Gobernar responsablemente es una tarea muy difícil, atosigante, tensa, que requiere temple, entrega, concentración, sacrificio personal y familiar, aunque es compensada con las mieles propias del poder, las fascinaciones de las principalías en todos los escenarios y el boleto para cruzar, bien o mal, hacia las páginas de la historia.
Es probable que esas retribuciones sean –por encima de la oblación– la seducción para que muchos de nuestros gobernantes se vean tentados a prolongarse, a veces derribando la barrera de la prudencia, en el solio presidencial.
Pero el ejercicio de gobernar arrastra otros elementos colaterales que deseo tocar en esta columna: la ceguera y la sordera y no me refiero a patologías o a discapacidades físicas. ¿Qué es la pérdida de visión en el marco del poder? Es el envanecimiento, la mirada tubular, la creencia fanática en que todo anda bien, la exposición de “las grandes” realizaciones y el solapamiento de las falencias.
En la conformación de esta ceguera juegan un rol de primer orden los aduladores curtidos en la práctica de babosear para retener cuotas de poder a través de los puestos públicos. Son especialistas en dibujar paraísos y en tratar que los presidentes compren sus historias fatásticas.
Amantes de los superlativos, los elogios a raudales y el limpiasaquismo, alteran informes, maquillan números, presentan resultados forzados y se sienten triunfadores cuando ponen a los mandatarios a mentir ante las cámaras legislativas y el país.
La sordera aparece cuando el gobernante quita el oído del corazón del pueblo y se dedica a consumir solamente reportes habilidosos de quienes introducen en sus oídos simplemente lo que desea escuchar, especialmente si se trata de lo bien que va el país.
Un buen presidente está obligado a contar con altos niveles de criticidad.

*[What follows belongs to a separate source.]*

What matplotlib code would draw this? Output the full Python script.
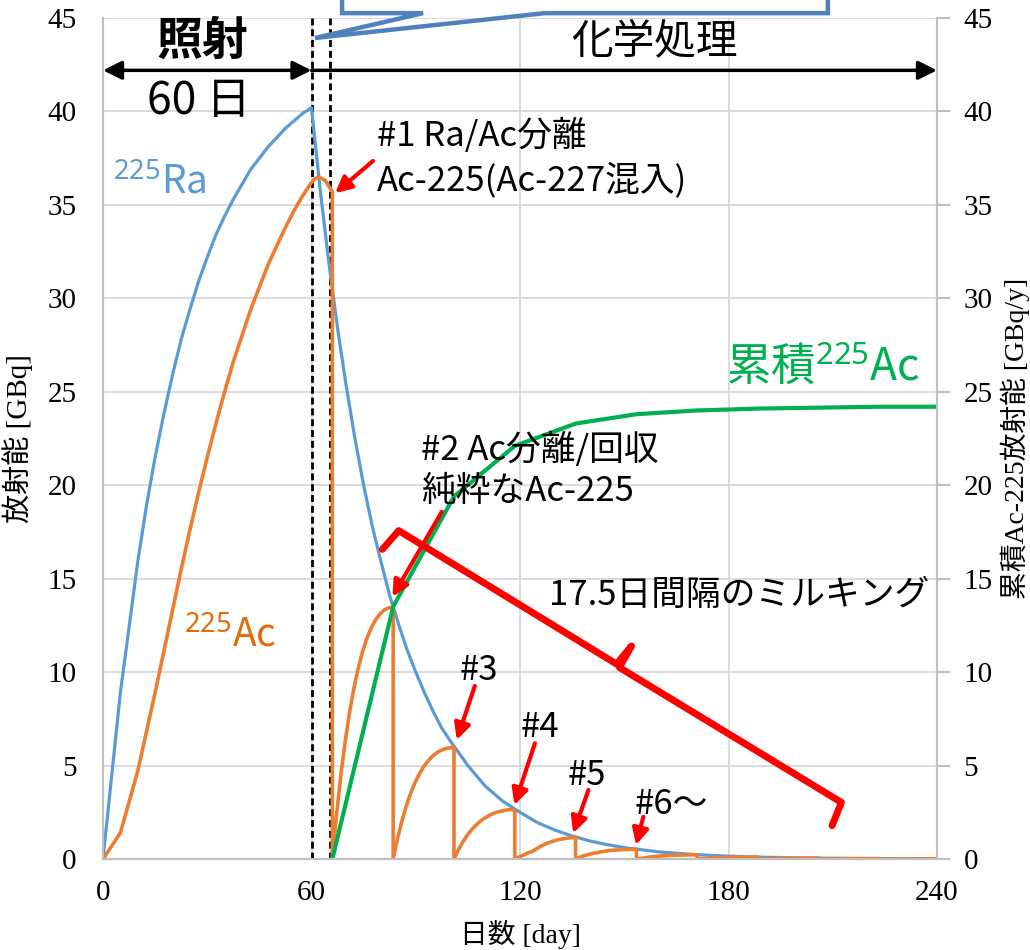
import matplotlib
matplotlib.use("Agg")
import matplotlib.pyplot as plt

plt.rcParams['font.family'] = ['Noto Sans CJK JP', 'DejaVu Sans']
plt.rcParams['mathtext.fontset'] = 'custom'
plt.rcParams['mathtext.rm'] = 'Noto Sans'
plt.rcParams['mathtext.it'] = 'Noto Sans:italic'
plt.rcParams['mathtext.bf'] = 'Noto Sans:bold'

SERIF = ['Liberation Serif', 'Noto Sans CJK JP']

# ---- Ra-225 (照射 60日 -> 減衰)
ra_days = [0, 5, 10, 12.5, 15, 17.5, 20, 22.5, 25, 27.5, 30, 32.5, 35, 37.5, 40,
           42.5, 45, 47.5, 50, 52.5, 55, 57.5, 60,
           62.5, 65, 67.5, 70, 72.5, 75, 77.5, 80, 82.5, 85, 87.5, 90, 92.5, 95, 97.5,
           100, 105, 110, 115, 120, 125, 130, 135, 140, 145, 150, 160, 170, 180,
           190, 200, 220, 240]
ra_vals = [0, 8.9, 15.9, 18.9, 21.5, 23.8, 25.9, 27.8, 29.4, 30.9, 32.2, 33.4, 34.4, 35.3, 36.1,
           36.9, 37.5, 38.1, 38.6, 39.1, 39.5, 39.9, 40.2,
           35.8, 31.9, 28.4, 25.3, 22.5, 20.0, 17.8, 15.9, 14.1, 12.6, 11.2, 10.0, 8.9, 7.9, 7.0,
           6.3, 5.0, 3.9, 3.1, 2.5, 1.95, 1.55, 1.23, 0.97, 0.77, 0.61, 0.38, 0.24, 0.15,
           0.095, 0.06, 0.02, 0.01]

# ---- Ac-225 (成長, 17.5日毎のミルキング)
ac_days = [0, 5, 10, 12.5, 15, 17.5, 20, 22.5, 25, 27.5, 30, 32.5, 35, 37.5, 40,
           42.5, 45, 47.5, 50, 52.5, 55, 57.5, 60,
           61, 62, 63, 64, 65, 66, 66,
           67.25, 68.5, 69.75, 71, 72.25, 73.5, 74.75, 76, 77.25, 78.5, 79.75, 81, 82.25, 83.5, 83.5,
           84.75, 86, 87.25, 88.5, 89.75, 91, 92.25, 93.5, 94.75, 96, 97.25, 98.5, 99.75, 101, 101,
           102.25, 103.5, 104.75, 106, 107.25, 108.5, 109.75, 111, 112.25, 113.5, 114.75, 116,
           117.25, 118.5, 118.5,
           120.25, 121, 122.25, 123.5, 124.75, 126, 127.25, 128.5, 129.75, 131, 132.25, 133.5,
           134.75, 136, 136,
           138.5, 141, 143.5, 146, 148.5, 151, 153.5, 153.5,
           158.5, 163.5, 171, 171,
           176, 181, 188.5, 188.5,
           193.5, 198.5, 206, 206,
           211, 216, 223.5, 223.5,
           228.5, 240]
ac_vals = [0, 1.4, 4.7, 6.8, 8.9, 11.1, 13.3, 15.5, 17.6, 19.6, 21.5, 23.3, 25.0, 26.6, 28.0,
           29.4, 30.6, 31.8, 32.8, 33.8, 34.7, 35.5, 36.2,
           36.4, 36.5, 36.4, 36.3, 36.0, 35.7, 0,
           2.45, 4.56, 6.36, 7.90, 9.18, 10.25, 11.13, 11.84, 12.39, 12.82, 13.12, 13.33, 13.44, 13.47, 0,
           1.09, 2.02, 2.82, 3.50, 4.07, 4.54, 4.93, 5.24, 5.49, 5.68, 5.81, 5.90, 5.95, 5.97, 0,
           0.48, 0.90, 1.25, 1.55, 1.80, 2.01, 2.18, 2.32, 2.43, 2.52, 2.57, 2.62,
           2.64, 2.64, 0,
           0.15, 0.21, 0.33, 0.40, 0.55, 0.69, 0.80, 0.89, 0.97, 1.03, 1.08, 1.11,
           1.14, 1.17, 0,
           0.18, 0.30, 0.39, 0.46, 0.49, 0.51, 0.52, 0,
           0.13, 0.20, 0.23, 0,
           0.06, 0.09, 0.10, 0,
           0.03, 0.04, 0.045, 0,
           0.01, 0.02, 0.02, 0,
           0.005, 0.009]

# ---- 累積 Ac-225 (右軸)
cum_days = [66, 83.5, 101, 118.5, 136, 153.5, 171, 188.5, 206, 223.5, 240]
cum_vals = [0, 13.5, 19.4, 22.1, 23.3, 23.8, 24.0, 24.1, 24.15, 24.2, 24.2]

x_ticks = [0, 60, 120, 180, 240]
y_ticks = [0, 5, 10, 15, 20, 25, 30, 35, 40, 45]

BLUE = '#5b9bd5'
ORANGE = '#ed7d31'
GREEN = '#00b050'
GRID = '#d9d9d9'

fig = plt.figure(figsize=(10.3, 9.5), dpi=100)
ax = fig.add_axes([103 / 1030, 91 / 950, 834 / 1030, 841 / 950])
ax2 = ax.twinx()

for a in (ax, ax2):
    a.set_xlim(0, 240)
    a.set_ylim(0, 45)
    a.set_yticks(y_ticks)

ax.set_xticks(x_ticks)
ax.grid(True, color=GRID, lw=1.3)
ax.set_axisbelow(True)
ax.spines['top'].set_visible(False)
ax2.spines['top'].set_visible(False)
for s in ('left', 'bottom', 'right'):
    ax.spines[s].set_color('#bfbfbf')
    ax2.spines[s].set_color('#bfbfbf')
    ax.spines[s].set_linewidth(1.5)
    ax2.spines[s].set_linewidth(1.5)

ax.tick_params(axis='y', length=0, pad=19)
ax.tick_params(axis='x', length=0, pad=15)
ax2.tick_params(axis='y', length=9, width=1.5, color='#bfbfbf', pad=10)
for lab in ax.get_xticklabels() + ax.get_yticklabels() + ax2.get_yticklabels():
    lab.set_family(SERIF)
    lab.set_fontsize(21)

ax.set_xlabel('日数 [day]', family=SERIF, fontsize=20, labelpad=10)
ax.set_ylabel('放射能 [GBq]', family=SERIF, fontsize=21, labelpad=10)
ax2.set_ylabel('累積Ac-225放射能 [GBq/y]', family=SERIF, fontsize=20, labelpad=6)

# dashed lines (照射終了 / 第1分離)
for d in (60, 65.2):
    ax.axvline(d, color='black', lw=2, linestyle=(0, (2.5, 1.4)), zorder=3)

ax.plot(ra_days, ra_vals, color=BLUE, lw=2.3, zorder=4)
ax.plot(ac_days, ac_vals, color=ORANGE, lw=2.6, zorder=5)
ax.plot(cum_days, cum_vals, color=GREEN, lw=3, zorder=6)

# 照射 / 化学処理 arrows
ax.annotate('', xy=(0, 42.2), xytext=(60, 42.2),
            arrowprops=dict(arrowstyle='<|-|>', color='black', lw=2.5,
                            mutation_scale=28, shrinkA=0, shrinkB=0),
            annotation_clip=False, zorder=7)
ax.annotate('', xy=(240, 42.2), xytext=(60, 42.2),
            arrowprops=dict(arrowstyle='-|>', color='black', lw=2.5,
                            mutation_scale=28, shrinkA=0, shrinkB=0),
            annotation_clip=False, zorder=7)
ax.text(28.5, 43.7, '照射', fontsize=33, fontweight='bold', ha='center', va='center', zorder=7)
ax.text(27.6, 40.55, '60 日', fontsize=32, ha='center', va='center', zorder=7)
ax.text(158.6, 43.7, '化学処理', fontsize=30, ha='center', va='center', zorder=7)

# callout (cut off at top)
cx = [68.8, 68.8, 92.1, 61.0, 127.2, 208.6, 208.6]
cy = [47, 45.26, 45.26, 43.93, 45.26, 45.26, 47]
ax.plot(cx, cy, color='#4f81bd', lw=3.2, clip_on=False, zorder=8,
        solid_joinstyle='miter')

# series labels
ax.text(2.9, 35.63, '$^{225}$Ra', color=BLUE, fontsize=28, va='baseline', zorder=7)
ax.text(23.3, 11.40, '$^{225}$Ac', color='#e36c09', fontsize=28, va='baseline', zorder=7)
ax.text(179.3, 25.6, '累積$^{225}$Ac', color=GREEN, fontsize=32, va='baseline', zorder=7)

# notes
FS = 25
ax.text(78.8, 38.68, '#1 Ra/Ac分離', fontsize=FS, va='center', zorder=7)
ax.text(78.8, 36.33, 'Ac-225(Ac-227混入)', fontsize=FS, va='center', zorder=7)
ax.text(91.5, 21.88, '#2 Ac分離/回収', fontsize=FS, va='center', zorder=7)
ax.text(91.5, 19.64, '純粋なAc-225', fontsize=FS, va='center', zorder=7)
ax.text(128.3, 14.12, '17.5日間隔のミルキング', fontsize=FS, va='center', zorder=7)
ax.text(108.2, 10.06, '#3', fontsize=FS, ha='center', va='center', zorder=7)
ax.text(125.8, 7.01, '#4', fontsize=FS, ha='center', va='center', zorder=7)
ax.text(139.3, 4.49, '#5', fontsize=FS, ha='center', va='center', zorder=7)
ax.text(153.1, 2.94, '#6〜', fontsize=FS, va='center', zorder=7)

# red arrows
arrows = [((77.7, 37.35), (66.8, 35.63)),
          ((97.5, 18.58), (83.3, 14.03)),
          ((107.0, 9.26), (101.8, 6.37)),
          ((124.3, 6.19), (118.4, 2.89)),
          ((139.7, 3.69), (135.3, 1.38)),
          ((155.5, 2.26), (153.4, 0.75))]
for start, tip in arrows:
    ax.annotate('', xy=tip, xytext=start,
                arrowprops=dict(arrowstyle='-|>', color='red', lw=3,
                                mutation_scale=24, shrinkA=0, shrinkB=0),
                zorder=9)

# brace for milking interval
bx = [80.4, 85.1, 147.8, 152.1, 148.6, 212.5, 209.8]
by = [16.57, 17.57, 10.43, 11.40, 10.25, 3.03, 1.78]
ax.plot(bx, by, color='red', lw=5, zorder=9, solid_joinstyle='round',
        solid_capstyle='round')

fig.savefig('out.png', dpi=100)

Confronta, compara, calcula, pide cuenta, llama a la atención y es severo en la exigencia de resultados, sabiendo que en los detalles es que está el demonio.
Sobre todo, un buen gobernante debe someterse periódicamente a un proceso de desintoxicación, rompiendo con la telaraña de la adulación, la trampa de los elogios gratuitos, el cepo de la mentira y el teatro de los farsantes.